Guinan had the same message as has been heard throughout most of the Corn Belt. “It is highly unlikely that we’ll get the moisture needed this winter to get out of this drought in 2013.”

Of general interest at the Missouri conference was a presentation by Michael Stambaugh, Ph.D., research assistant professor of forestry at the University of Missouri, who specializes in dendrochronology, which is the scientific method of dating based on tree rings.

The University of Missouri tree ring lab has weather data based on tree rings for the past 1,000 years. Most of this dating has come from trees that have been buried for hundreds and thousands of years and were recently uncovered along river beds. Carbon dating and matching trees of overlapping years of growth allows identifying trees thousands of years old. One oak tree in Missouri was determined to be 13,870 years old, and well-preserved 23,000 year-old oaks are common in the U.S.

Related to drought, Stambaugh said, “There is a 20-year dominant cycle in drought” as observed through the 1,000-year data of tree-ring study.

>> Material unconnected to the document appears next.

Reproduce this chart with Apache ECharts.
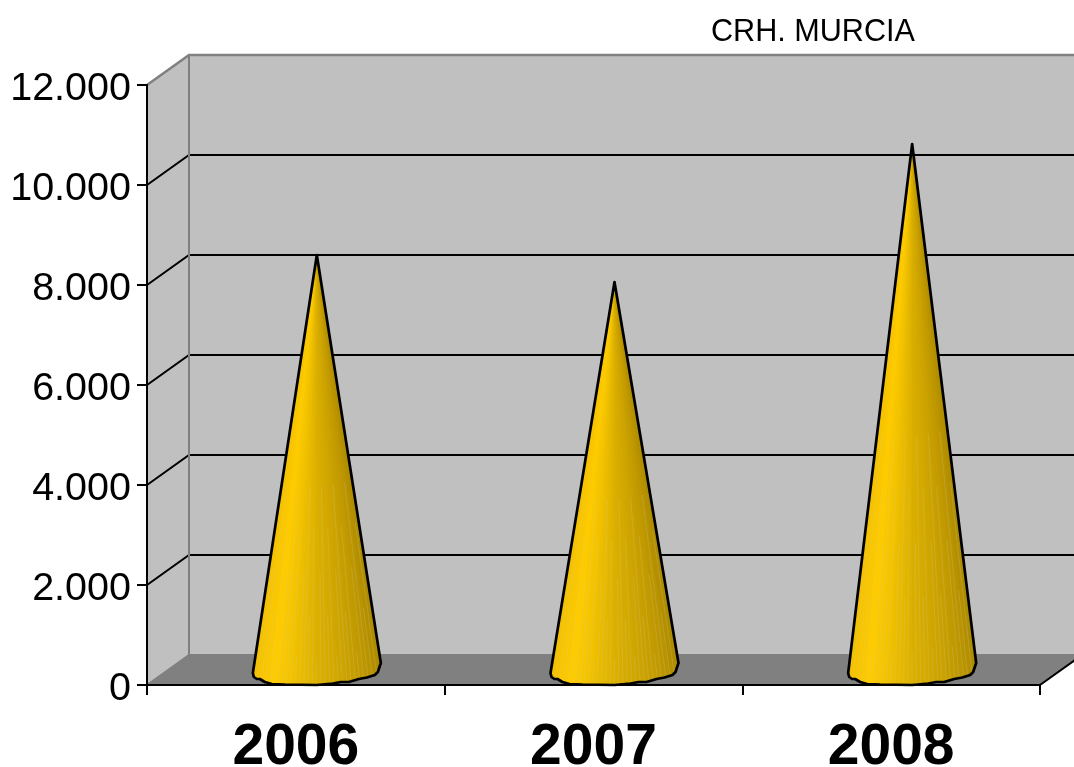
<!DOCTYPE html>
<html>
<head>
<meta charset="utf-8">
<style>html,body{margin:0;padding:0;background:#fff}#c{width:1074px;height:767px}</style>
<script src="https://cdn.jsdelivr.net/npm/echarts@6/dist/echarts.min.js"></script>
</head>
<body>
<div id="c"></div>
<script>
var titleText = 'CRH. MURCIA';
var categories = ['2006', '2007', '2008'];
var values = [8300, 7760, 10520];
var wallTicks = [0, 2000, 4000, 6000, 8000, 10000, 12000];

var DEPTH_X = 42, DEPTH_Y = -30;
// lumpy base of the cone, pixel offsets from the base centre
var BASE = [[-64,3],[-63,7],[-60,9],[-57,9],[-52,12],[-45,14],[-32,14.5],[0,15],[16,13.5],[24,12],[32,12],[42,9],[50,7.5],[58,5],[61,2],[64,-7]];
var SHADES = ['#f2c000','#ffcc00','#efc000','#dcb000','#d0a600','#c39b00','#ae8b00'];
var FACETS = 30;

var chart = echarts.init(document.getElementById('c'), null, {renderer: 'canvas'});

function wallsItem(params, api) {
  if (params.dataIndex !== 0) return null;
  var cs = params.coordSys;
  var left = cs.x, right = cs.x + cs.width;
  var y0 = api.coord([0, 0])[1], yTop = api.coord([0, 12000])[1];
  var bx = left + DEPTH_X, brx = right + DEPTH_X;
  var gray = '#808080';
  var kids = [
    {type: 'polygon', shape: {points: [[left,yTop],[bx,yTop+DEPTH_Y],[bx,y0+DEPTH_Y],[left,y0]]}, style: {fill: '#c0c0c0', stroke: 'none'}},
    {type: 'polygon', shape: {points: [[bx,yTop+DEPTH_Y],[brx,yTop+DEPTH_Y],[brx,y0+DEPTH_Y],[bx,y0+DEPTH_Y]]}, style: {fill: '#c0c0c0', stroke: 'none'}},
    {type: 'polygon', shape: {points: [[left,y0],[bx,y0+DEPTH_Y],[brx,y0+DEPTH_Y],[right,y0]]}, style: {fill: '#808080', stroke: 'none'}}
  ];
  wallTicks.forEach(function (t) {
    var y = api.coord([0, t])[1];
    var col = (t === 0 || t === 12000) ? gray : '#000';
    kids.push({type: 'polyline', shape: {points: [[left,y],[bx,y+DEPTH_Y],[brx,y+DEPTH_Y]]}, style: {fill: 'none', stroke: col, lineWidth: (t === 12000) ? 2.6 : 2}});
  });
  kids.push({type: 'line', shape: {x1: bx, y1: yTop+DEPTH_Y, x2: bx, y2: y0+DEPTH_Y}, style: {stroke: gray, lineWidth: 2}});
  kids.push({type: 'line', shape: {x1: right, y1: y0, x2: brx, y2: y0+DEPTH_Y}, style: {stroke: '#000', lineWidth: 2}});
  return {type: 'group', children: kids};
}

function baseYAt(x) {
  for (var i = 1; i < BASE.length; i++) {
    if (x <= BASE[i][0]) {
      var a = BASE[i - 1], b = BASE[i];
      return a[1] + (b[1] - a[1]) * (x - a[0]) / (b[0] - a[0]);
    }
  }
  return BASE[BASE.length - 1][1];
}

function shade(i) { return echarts.color.lerp((i + 0.5) / FACETS, SHADES); }

function coneItem(params, api) {
  var top = api.coord([api.value(0), api.value(1)]);
  var base = api.coord([api.value(0), 0]);
  var dx = DEPTH_X / 2, dy = DEPTH_Y / 2;
  var cx = base[0] + dx, cy = base[1] + dy;
  var apex = [top[0] + dx, top[1] + dy];
  var pts = [apex];
  BASE.slice().reverse().forEach(function (o) { pts.push([cx + o[0], cy + o[1]]); });
  // solid underlay so facet edges do not let the wall show through near the apex
  var kids = [{type: 'polygon', shape: {points: pts}, style: {fill: '#d4a900', stroke: 'none'}}];
  var f, x1, x2;
  for (f = 0; f < FACETS; f++) {
    x1 = -64 + 128 * f / FACETS; x2 = -64 + 128 * (f + 1) / FACETS;
    kids.push({type: 'polygon',
      shape: {points: [apex, [cx + x1, cy + baseYAt(x1)], [cx + x2, cy + baseYAt(x2)]]},
      style: {fill: shade(f), stroke: shade(f), lineWidth: 0.8}});
  }
  // faint light seams, strongest in the lower part of the cone
  for (f = 1; f < FACETS; f++) {
    x1 = -64 + 128 * f / FACETS;
    var bx = cx + x1, by = cy + baseYAt(x1) - 1;
    var reach = 0.06 + 0.5 * ((f * 7) % 5) / 5;
    kids.push({type: 'line', shape: {x1: bx, y1: by, x2: bx + (apex[0] - bx) * reach, y2: by + (apex[1] - by) * reach},
      style: {stroke: 'rgba(215,205,150,0.3)', lineWidth: 0.8}});
  }
  kids.push({type: 'polygon', shape: {points: pts}, style: {fill: 'none', stroke: '#000', lineWidth: 2.7, lineJoin: 'round'}});
  return {type: 'group', children: kids};
}

chart.setOption({
  animation: false,
  backgroundColor: '#fff',
  title: {text: titleText, left: 711, top: 17, padding: 0,
    textStyle: {fontFamily: 'Liberation Sans', fontSize: 30.6, fontWeight: 'normal', color: '#000'}},
  grid: {left: 147, right: 34, top: 85, bottom: 82, outerBoundsMode: 'none'},
  xAxis: {
    type: 'category', data: categories, z: 3,
    axisLine: {show: true, onZero: false, lineStyle: {color: '#000', width: 2}},
    axisTick: {show: true, alignWithLabel: false, length: 10, lineStyle: {color: '#000', width: 2}},
    axisLabel: {fontFamily: 'Liberation Sans', fontSize: 57, fontWeight: 'bold', color: '#000', margin: 35},
    splitLine: {show: false}
  },
  yAxis: {
    type: 'value', min: 0, max: 12000, interval: 2000, z: 3,
    axisLine: {show: true, lineStyle: {color: '#000', width: 2}},
    axisTick: {show: true, length: 10, lineStyle: {color: '#000', width: 2}},
    axisLabel: {fontFamily: 'Liberation Sans', fontSize: 39.5, color: '#000', margin: 16,
      verticalAlign: 'top', lineHeight: 9,
      formatter: function (v) { return v >= 1000 ? Math.floor(v / 1000) + '.000' : String(v); }},
    splitLine: {show: false}
  },
  series: [
    {type: 'custom', z: 1, silent: true, clip: false, renderItem: wallsItem, data: [[0, 0]], encode: {x: 0, y: 1}},
    {type: 'custom', z: 4, silent: true, clip: false, renderItem: coneItem,
      data: categories.map(function (c, i) { return [i, values[i]]; }), encode: {x: 0, y: 1}}
  ]
});
</script>
</body>
</html>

And drought can be much more than one or two years. Long-term decade droughts have occurred where the precipitation levels ranged from severely low to an outlier normal year. The last long-term drought, according to tree rings in the Missouri region of the country, occurred from 1909 to 1938—the Dust Bowl years. The longest drought period in the past 1,000 years was from 1148 to 1208, Stambaugh said.

Are we headed into one of those long-term drought periods? No one knows, but it is something in the back of the mind of climatologists and others that study weather patterns.